3. Wrapping is a lot easier than it looks. Just pull up 2 sides and seal them together with water. Then pull up the two other sides and seal them, so it sort of makes a square (or at least has four corners. Try to push the open parts in so they are closed, and seal with water. If there are parts of the wrapper that stick up, press them so they are flat. The finished shumai looks sort of like a rose.

Now you need to decide if you want to fry it or steam them. I think they are excellent both ways and how i cook it depends on the audience. If I'm going to a party, I'll fry them, but if its for me and ej i usually steam them, or do half and half. It also depends on if i feel like I deserve fried food.


I heat 2 inches of vegetable or canol oil in an elecric wok, but a skillet works fine. Put the shumai in the hot oil, cooking for ~10-15 minutes. They should be brown on all sides. You may have to turn a couple of times while cooking.


I use a wire colander and a pot of water. Not sure if its the best way, but it seems to work ok. So I boil some water in a pot and put the wire colander in it. Make sure the water itself isnt touching the bottom of the colander. Put the shumai in the colander (i can only do 3-4 at a time - make sure they aren't touching each other). Cover the shumai with a tightly fitting lid. Steam for about 20 minutes, turning halfway through. Its hard to tell when they are done, but the top part should be soft and not tough.

I like to serve the shumai with soy sauce mixed with honey or agave nectar (if vegan).

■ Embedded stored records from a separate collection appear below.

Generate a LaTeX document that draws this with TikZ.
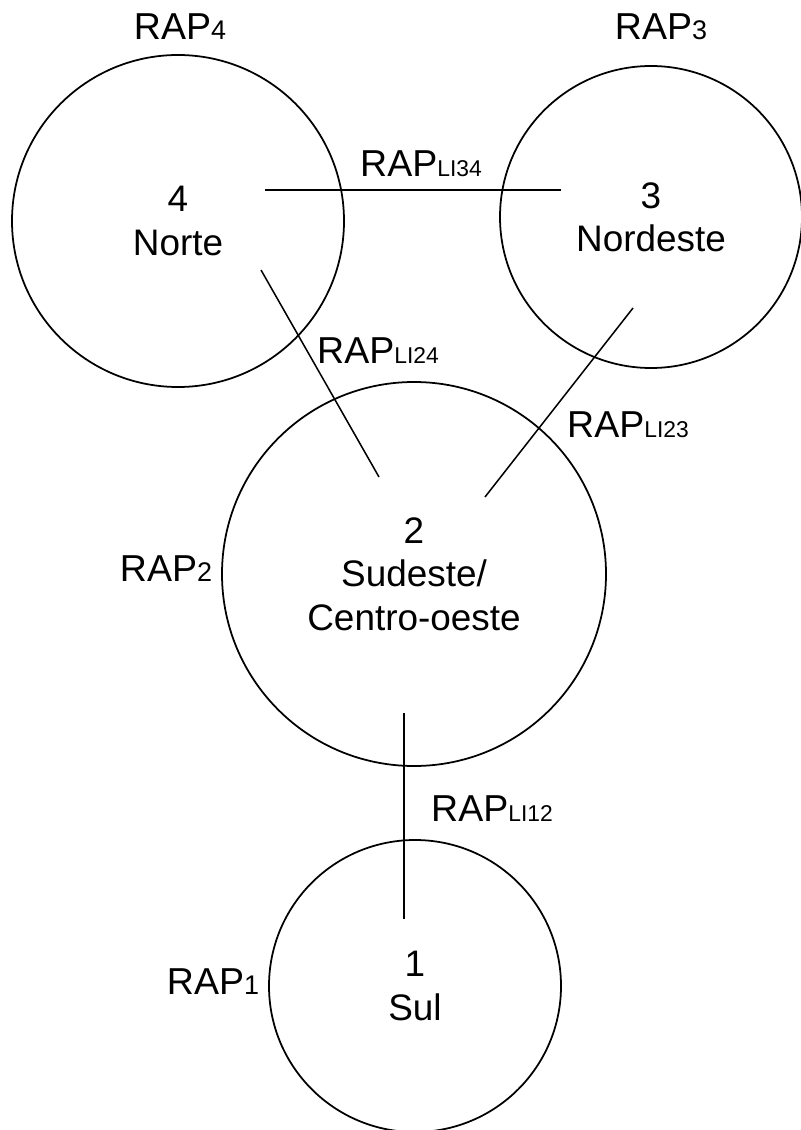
\documentclass[tikz,border=0pt]{standalone}
\usepackage{fontspec}
\setmainfont{Liberation Sans}
\newcommand{\raplabel}[1]{RAP{\fontsize{23}{23}\selectfont #1}}
\newcommand{\raplink}[1]{RAP{\fontsize{19.5}{19.5}\selectfont LI#1}}

\begin{document}
\begin{tikzpicture}[x=0.03cm,y=-0.03cm,
 region/.style ={circle,draw=black,line width=1.5pt,inner sep=0pt,align=center,font=\fontsize{31.5}{37}\selectfont},
 link/.style ={-,draw=black,line width=1.3pt},
 tag/.style ={inner sep=0pt,font=\fontsize{32}{36}\selectfont}
 ]
\useasboundingbox (0,0) rectangle (800,1130);
%draw regions
\node[region,minimum size=9.96cm] (n4) at (178,221) {4\\Norte};
\node[region,minimum size=9.06cm] (n3) at (651,217) {3\\Nordeste};
\node[region,minimum size=11.52cm] (n2) at (414,574) {2\\Sudeste/\\Centro-oeste};
\node[region,minimum size=8.76cm] (n1) at (415,986) {1\\Sul};
%region labels
\node[tag] (r4) at (180,27) {\raplabel{4}};
\node[tag] (r3) at (661,27) {\raplabel{3}};
\node[tag] (r2) at (166,569) {\raplabel{2}};
\node[tag] (r1) at (213,982) {\raplabel{1}};
%line ends
\coordinate (e34a) at (265,190);
\coordinate (e34b) at (561,190);
\coordinate (e24a) at (261,270);
\coordinate (e24b) at (379,477);
\coordinate (e23a) at (633,308);
\coordinate (e23b) at (485,497);
\coordinate (e12a) at (404,713);
\coordinate (e12b) at (404,919);
%draw interconnections
\draw[link] (e34a) -- (e34b);
\draw[link] (e24a) -- (e24b);
\draw[link] (e23a) -- (e23b);
\draw[link] (e12a) -- (e12b);
%interconnection labels
\node[tag] (l34) at (421,164) {\raplink{34}};
\node[tag] (l24) at (378,351) {\raplink{24}};
\node[tag] (l23) at (628,425) {\raplink{23}};
\node[tag] (l12) at (492,809) {\raplink{12}};
\end{tikzpicture}
\end{document}
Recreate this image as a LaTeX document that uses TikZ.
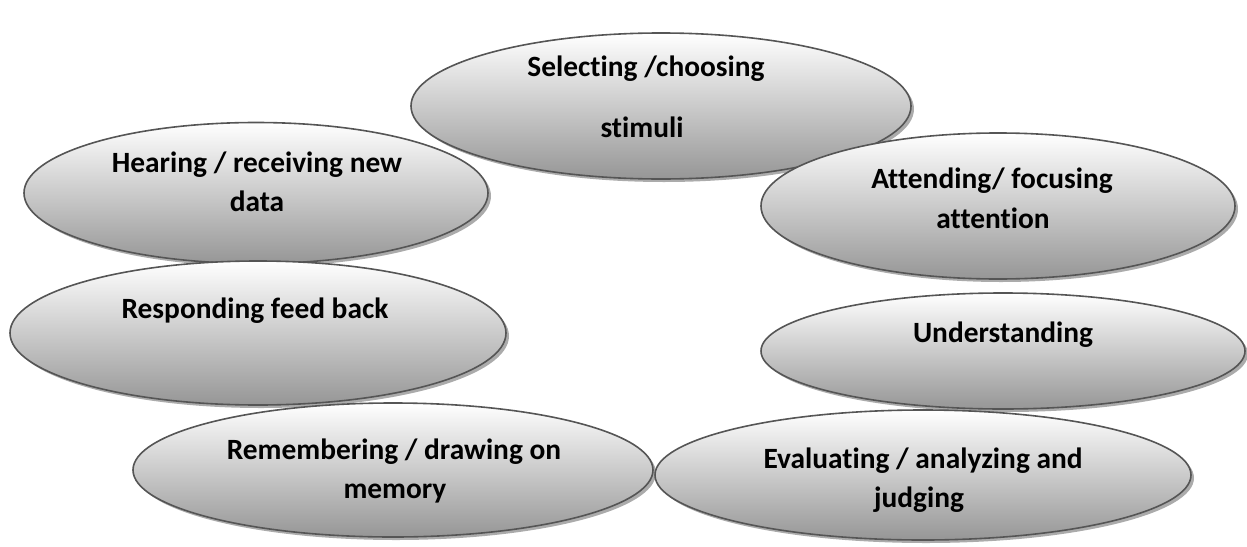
\documentclass[tikz,border=0pt]{standalone}
\usepackage{fontspec}
\setmainfont{Carlito}[Ligatures=NoCommon]
\usetikzlibrary{shapes.geometric,shadows}

\definecolor{rimgray}{RGB}{85,85,85}
\definecolor{lowgray}{RGB}{150,150,150}
\definecolor{shadowgray}{RGB}{150,150,150}

\tikzset{
  bubble/.style={ellipse, draw=rimgray, line width=1.6pt, inner sep=0pt,
    top color=white, bottom color=lowgray,
    drop shadow={shadow xshift=3pt, shadow yshift=-3pt, fill=shadowgray, opacity=0.8}},
  caption/.style={anchor=base, inner sep=0pt,
    font=\fontsize{29.4}{35}\selectfont\bfseries}
}

\begin{document}
\begin{tikzpicture}[x=1pt, y=-1pt]
  \useasboundingbox (0,0) rectangle (1247,546);

  % the seven stages, each an oval
  \node[bubble, minimum width=500pt, minimum height=146pt] (select) at (661,106) {};
  \node[bubble, minimum width=464pt, minimum height=141pt] (hear)   at (256,193) {};
  \node[bubble, minimum width=474pt, minimum height=146pt] (attend) at (998,206) {};
  \node[bubble, minimum width=496pt, minimum height=144pt] (respond) at (258,333) {};
  \node[bubble, minimum width=484pt, minimum height=116pt] (underst) at (1003,351) {};
  \node[bubble, minimum width=520pt, minimum height=134pt] (remember) at (393,470) {};
  \node[bubble, minimum width=536pt, minimum height=130pt] (evaluate) at (923,475) {};

  % their captions
  \node[caption] (select1)   at (646,76)  {Selecting /choosing};
  \node[caption] (select2)   at (642,137) {stimuli};
  \node[caption] (hear1)     at (257,172) {Hearing / receiving new};
  \node[caption] (hear2)     at (257,211) {data};
  \node[caption] (attend1)   at (992,188) {Attending/ focusing};
  \node[caption] (attend2)   at (993,228) {attention};
  \node[caption] (respond1)  at (255,318) {Responding feed back};
  \node[caption] (underst1)  at (1003,342) {Understanding};
  \node[caption] (remember1) at (394,459) {Remembering / drawing on};
  \node[caption] (remember2) at (395,498) {memory};
  \node[caption] (evaluate1) at (923,468) {Evaluating / analyzing and};
  \node[caption] (evaluate2) at (919,507) {judging};
\end{tikzpicture}
\end{document}
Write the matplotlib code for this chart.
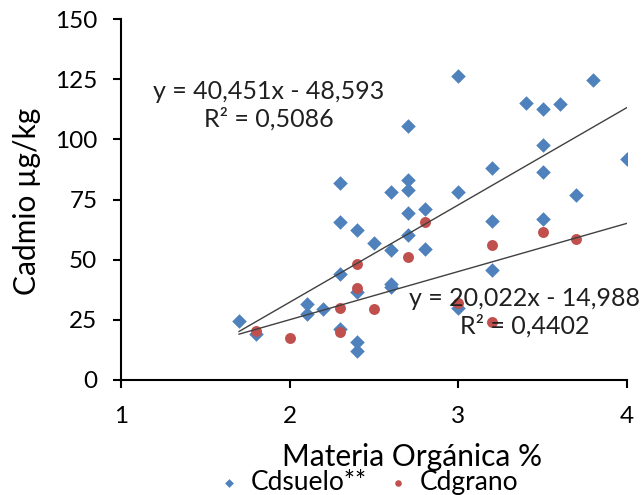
import matplotlib
matplotlib.use("Agg")
import matplotlib.pyplot as plt
import numpy as np

plt.rcParams['font.family'] = ['Lato', 'DejaVu Sans']

# Cdsuelo** (soil cadmium) vs organic matter
suelo_x = [1.7, 1.8, 2.1, 2.1, 2.2, 2.3, 2.3, 2.3, 2.3, 2.4, 2.4, 2.4, 2.4,
           2.5, 2.6, 2.6, 2.6, 2.6, 2.7, 2.7, 2.7, 2.7, 2.7, 2.8, 2.8,
           3.0, 3.0, 3.0, 3.2, 3.2, 3.2, 3.4, 3.5, 3.5, 3.5, 3.5, 3.6,
           3.7, 3.8, 4.0]
suelo_y = [24.7, 19.2, 31.7, 27.5, 29.4, 82.0, 65.5, 44.2, 21.2, 62.2, 36.4, 15.6, 12.1,
           57.0, 78.0, 54.2, 39.9, 38.8, 105.6, 83.0, 78.9, 69.2, 60.4, 71.1, 54.4,
           126.4, 78.3, 30.0, 88.2, 66.0, 45.5, 115.3, 112.8, 97.5, 86.4, 66.7, 114.6,
           76.8, 124.7, 91.7]

# Cdgrano (grain cadmium)
grano_x = [1.8, 2.0, 2.3, 2.3, 2.4, 2.4, 2.5, 2.7, 2.8, 3.0, 3.2, 3.2, 3.5, 3.7]
grano_y = [20.4, 17.4, 29.9, 19.9, 48.2, 38.2, 29.4, 51.1, 65.5, 32.2, 56.0, 23.9, 61.5, 58.6]

# trendline coefficients as printed on the chart
suelo_fit = (40.451, -48.593, 0.5086)
grano_fit = (20.022, -14.988, 0.4402)
fit_range = [1.7, 4.0]

x_ticks = [1, 2, 3, 4]
y_ticks = [0, 25, 50, 75, 100, 125, 150]

W, H = 644, 495
fig = plt.figure(figsize=(W / 100, H / 100), dpi=100)
ax = fig.add_axes([121 / W, 115 / H, 506 / W, 361 / H])

ax.scatter(suelo_x, suelo_y, marker='D', s=55, color='#4F81BD', zorder=3,
           linewidths=0, label='Cdsuelo**')
ax.scatter(grano_x, grano_y, marker='o', s=62, color='#C0504D', zorder=3,
           linewidths=0, label='Cdgrano')

xs = np.array(fit_range)
for m, b, _ in (suelo_fit, grano_fit):
    ax.plot(xs, m * xs + b, color='#404040', lw=1.0, zorder=4)

def eq_text(m, b, r2):
    fmt = lambda v: f"{v:.3f}".replace('.', ',')
    return f"y = {fmt(m)}x - {fmt(-b)}\nR² = {f'{r2:.4f}'.replace('.', ',')}"

ax.text(1.874, 114, eq_text(*suelo_fit), ha='center', va='center',
        fontsize=18, color='#202020', linespacing=1.2, zorder=5)
ax.text(3.394, 28, eq_text(*grano_fit), ha='center', va='center',
        fontsize=18, color='#202020', linespacing=1.2, zorder=5, clip_on=False)

ax.set_xlim(1, 4)
ax.set_ylim(0, 150)
ax.set_xticks(x_ticks)
ax.set_yticks(y_ticks)
ax.tick_params(axis='both', direction='out', length=6, width=1.5,
               labelsize=17.5, colors='black')
ax.tick_params(axis='y', pad=11)
ax.tick_params(axis='x', pad=13)
for side in ('top', 'right'):
    ax.spines[side].set_visible(False)
for side in ('left', 'bottom'):
    ax.spines[side].set_linewidth(1.5)

fig.text(412 / W, 1 - 466 / H, 'Materia Orgánica %', fontsize=21.5,
         ha='center', va='baseline')
fig.text(27 / W, 1 - 201 / H, 'Cadmio µg/kg', fontsize=21.5,
         ha='center', va='center', rotation=90)

fig.legend(loc='center', bbox_to_anchor=(0.572, 0.026), ncol=2, frameon=False,
           fontsize=19, markerscale=0.6, handlelength=0.8, handletextpad=0.4,
           columnspacing=0.8, borderpad=0)

fig.savefig('out.png', dpi=100)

Wednesday, September 3, 2008

gnoc-gnoc-gnocchin' on heaven's door

(aka gnocchi florentine)

I love this dish because it is easy to make and versatile, plus I almost always have the ingredients on hand in the pantry. It's not vegan but can very easily be made vegan (see? versatile!). Just sub vegan pesto (or leave the pesto out all together) and don't add the romano cheese at the end. Voila! Vegan gnocchi. I've never made my own gnocchis, but it is a project I would love to take on - I hear its easier than making other pastas.

Gnoc-gnoc-gnocchin' on heaven's door

(aka gnocchi florentine)

From Food pics


1 package dried gnocchi (frozen works too)
1-2 tbsp extra virgin olive oil
1 tomato, seeded and diced
1 garlic clove, minced
2-4 basil leaves, shredded
2-3 tbsp pesto
2-3 tbsp alfredo sauce (optional)
pecorino romano cheese, shredded
2 handfuls fresh spinach

1. Heat a large pot of salted water. Once boiling, add gnocchis. These only need a few minutes to cook, so keep an eye on them. You can tell they are done when they float on top.

2. Heat oil in a large skillet. Add minced garlic, saute for 30 seconds. Add the diced tomato and cook for a few minutes. The tomato should be letting out its juices and beginning to turn into a paste. Add pesto and basil. Saute mixture until a paste is formed.

3. Add alfredo sauce and mix well. Mix in the spinach a little at a time. The heat of the sauce will wilt the spinach. Don't let it completely wilt - the heat of the gnocchis will finish it.

4. Strain the gnocchis over the sink in a colander. Add to the skillet.

5. Using a wide spatula, combine the gnocchis with the sauce and the spinach. Everything should be covered and the spinach should be softened/almost wilted.

6. Serve, and sprinkle with shredded cheese for a garnish.